‘The data indicates that British universities are operating Confucius Institutes illegally,’ watchdog stated
Thirty branches of Chinese Communist Party-run Confucius Institutes remain open in the United Kingdom thanks to a reversal from Prime Minister Rishi Sunak.
Government funding for Mandarin teaching at branches will end, but they will not be closed, The Guardian reported April 24.
Meanwhile, “research shows that a secretive visa scheme has been used to fast-track Chinese government-vetted staff to come to the UK to promote Chinese Communist party (CCP) values at the institutes,” according to the left-leaning British paper.
“When he unsuccessfully fought Liz Truss for the Tory leadership in July last year, Rishi Sunak promised to shut the Confucius Institutes down,” according to The Telegraph.
Sunak replaced Truss in October and reiterated the promise that was not fulfilled.
“No country other than China has such direct power on campus – with what amounts to state-backed propaganda missions among students, run according to Chinese rules rather than those of their British hosts,” according to The Telegraph.
“The data indicates that British universities are operating Confucius Institutes illegally and enabling transnational repression in the UK,” according to the first project of UK-China Transparency, a British charity registered in February.
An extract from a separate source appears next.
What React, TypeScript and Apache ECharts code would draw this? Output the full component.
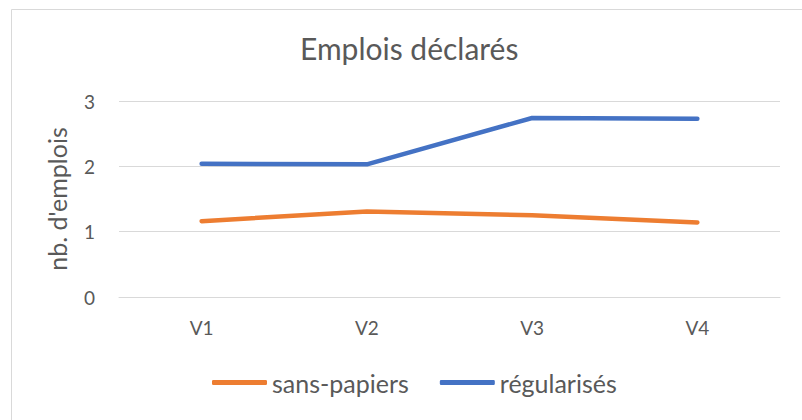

Its first project, titled “Are Confucius Institutes legal?” comprises “the publication and analysis of a range of primary source data about British universities’ Confucius Institutes,” according to the charity’s website.
The project’s report details the rules, regulations and ideology restrictions for institute workers that violate British law, showing that the CCP controls Confucius Institutes.
They are “China’s overseas ideological police force” whose purpose is to keep an eye on Chinese university students, ensuring they are loyal to the CCPP, according to the report.
Criteria include agreeing to “undermine and silence attempts to criticise academic partnerships with China” and to “enforce party discipline whilst abroad,” the report states.
British universities hosting a Confucius Institute include University College London, Manchester University, and London School of Economics, among several dozen others, the charity reports.
“The Confucius Institute for Business London (CIBL) is a non-profit educational partnership between LSE and Tsinghua University,” according to its website. “It was launched in 2006 with five sponsoring companies: HSBC, BP, Deloitte, Swire and Standard Chartered.”
The College Fix contacted Andrew Gillen, a senior policy analyst specializing in higher education from the Texas Public Policy Foundation, and Ian Oxnevad, a program research associate from the National Association of Scholars, to ask about the risks that Confucius Institutes pose to British higher education.
Both contacts referred to several reports on Confucius Institutes published by the NAS.
In “Outsourced to China,” NAS author Rachelle Peterson describes how Confucius Institutes present threats on four fronts, including restrictions on intellectual freedom, transparency issues, foreign entanglement, and “soft power,” by presenting China in a biased, positive light. The paper recommends that all universities close their Confucius Institutes and state and federal bodies “exercise oversight.”
The report “After Confucius Institutes” by Flora Yan gives in-depth background information on Confucius Institutes and describes the process of what happens when they close. Once again, the report recommends preventative measures on a national level.